Return the material word for word. Do not include pictures.

---------- RECORDS FOR THE TASK ----------

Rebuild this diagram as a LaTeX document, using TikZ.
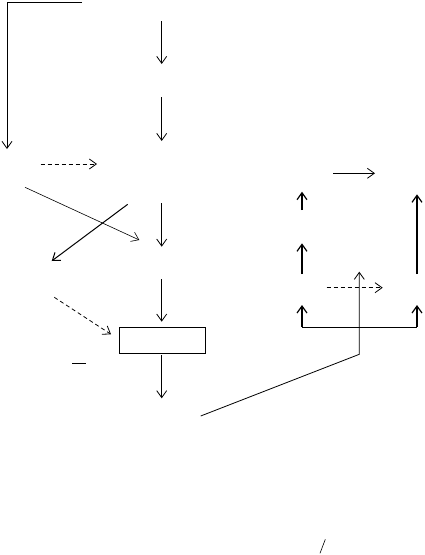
\documentclass[tikz,border=0pt]{standalone}
\usepackage{tikz}
\usetikzlibrary{arrows.meta}

\begin{document}
\begin{tikzpicture}[x=1pt,y=-1pt,line width=.8pt,
  arr/.style={-{Straight Barb[length=7pt,width=10pt]}},
  dsh/.style={arr,dashed,dash pattern=on 4pt off 3pt}]
\useasboundingbox (0,0) rectangle (425,555);
\draw[arr] (82,2)--(7,2)--(7,149);
\draw[arr] (161.7,21)--(161.7,64);
\draw[arr] (161.7,97)--(161.7,141);
\draw[dsh] (40.7,164)--(97,164);
\draw[arr,line width=.6pt] (25,187.3)--(139.3,240);
\draw[arr,line width=1pt] (127.7,204.3)--(51.7,261);
\draw[arr] (161.7,203.3)--(161.7,246.7);
\draw[arr] (161.7,279)--(161.7,321.7);
\draw[dsh] (54.3,297.3)--(111,334.3);
\node[draw,minimum width=86.7pt,minimum height=25.7pt,inner sep=0pt] (box) at (162.3,340.2) {};
\draw (72.3,363)--(85.7,363);
\draw[arr] (161.7,355)--(161.7,398.3);
\draw[arr] (333.3,173.3)--(375,173.3);
\draw[arr,line width=1.2pt] (302,210)--(302,191.7);
\draw[arr,line width=1.2pt] (302,274)--(302,243.3);
\draw[arr,line width=1.2pt] (417,274)--(417,194.3);
\draw (302,327)--(417,327);
\draw[arr,line width=1.2pt] (302,327)--(302,305);
\draw[arr,line width=1.2pt] (417,327)--(417,305);
\draw[dsh] (326.7,287.7)--(382.7,287.7);
\coordinate (j) at (359.3,354.3);
\draw[arr] (200.7,416)--(j)--(359.3,271.7);
\draw[line width=.6pt] (320,553.3)--(325.3,539.3);
\end{tikzpicture}
\end{document}
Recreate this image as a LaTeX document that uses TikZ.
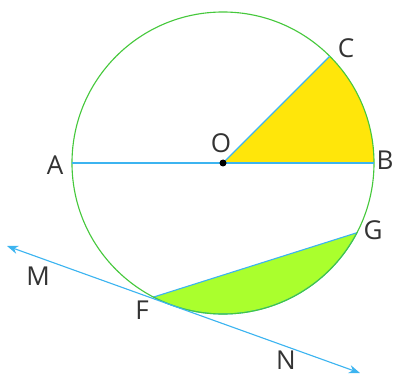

----------

CORRECT RESULT
Rebuild this diagram as a LaTeX document, using TikZ.
\documentclass[tikz,border=0pt]{standalone}
\usepackage{tikz}
\usetikzlibrary{arrows.meta}

\begin{document}
\begin{tikzpicture}[x=1pt,y=-1pt,line width=.8pt,
  arr/.style={-{Straight Barb[length=7pt,width=10pt]}},
  dsh/.style={arr,dashed,dash pattern=on 4pt off 3pt}]
\useasboundingbox (0,0) rectangle (425,555);
\draw[arr] (82,2)--(7,2)--(7,149);
\draw[arr] (161.7,21)--(161.7,64);
\draw[arr] (161.7,97)--(161.7,141);
\draw[dsh] (40.7,164)--(97,164);
\draw[arr,line width=.6pt] (25,187.3)--(139.3,240);
\draw[arr,line width=1pt] (127.7,204.3)--(51.7,261);
\draw[arr] (161.7,203.3)--(161.7,246.7);
\draw[arr] (161.7,279)--(161.7,321.7);
\draw[dsh] (54.3,297.3)--(111,334.3);
\node[draw,minimum width=86.7pt,minimum height=25.7pt,inner sep=0pt] (box) at (162.3,340.2) {};
\draw (72.3,363)--(85.7,363);
\draw[arr] (161.7,355)--(161.7,398.3);
\draw[arr] (333.3,173.3)--(375,173.3);
\draw[arr,line width=1.2pt] (302,210)--(302,191.7);
\draw[arr,line width=1.2pt] (302,274)--(302,243.3);
\draw[arr,line width=1.2pt] (417,274)--(417,194.3);
\draw (302,327)--(417,327);
\draw[arr,line width=1.2pt] (302,327)--(302,305);
\draw[arr,line width=1.2pt] (417,327)--(417,305);
\draw[dsh] (326.7,287.7)--(382.7,287.7);
\coordinate (j) at (359.3,354.3);
\draw[arr] (200.7,416)--(j)--(359.3,271.7);
\draw[line width=.6pt] (320,553.3)--(325.3,539.3);
\end{tikzpicture}
\end{document}
Recreate this image as a LaTeX document that uses TikZ.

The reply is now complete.